Cinnamon Bay has historically been home to one of the Caribbean's only national park campgrounds, offering tent sites, eco-tents, and bare sites directly on the beach. The campground closed following the 2017 hurricanes and has undergone changes in management and reopening status since then. Confirm current availability and booking options directly with the Cinnamon Bay Campground or the National Park Service before planning a stay, as the situation has continued to evolve.
Cinnamon Bay has more developed facilities than most St. John beaches, including restrooms, changing areas, and food service in and around the campground. The beach also has a historical context that supports a visitor center presence nearby. Facilities availability depends partly on the campground's operational status — during closures or transition periods, some services may be reduced. Check current conditions before your visit.
Cinnamon Bay offers accessible snorkeling from shore, particularly along the rocky points at the edges of the bay. The bay's wider, sandy beach section is better suited for swimming and wading than for reef exploration.

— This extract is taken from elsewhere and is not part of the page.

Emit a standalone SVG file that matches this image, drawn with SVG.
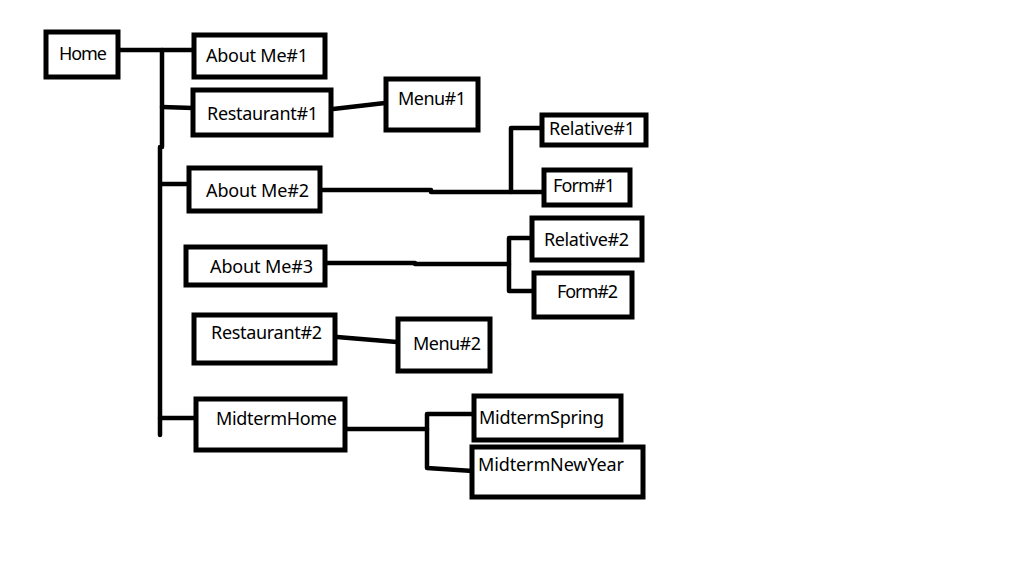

Snorkelers who want the best marine life concentration on the North Shore typically prefer Maho Bay or Hawksnest. That said, Cinnamon Bay is a pleasant spot for a casual snorkel, especially for less experienced swimmers who benefit from the calmer central area.
Cinnamon Bay holds layered history. Pre-Columbian Taino and Arawak peoples occupied the site for thousands of years before European contact, and archaeological evidence of their presence has been found in the area. During the colonial era, the bay and surrounding land were part of a sugar plantation operation. The ruins of the plantation era, including stone structures and mill remnants, are visible along the trails near the beach. The Cinnamon Bay Loop Trail connects many of these sites with interpretive markers.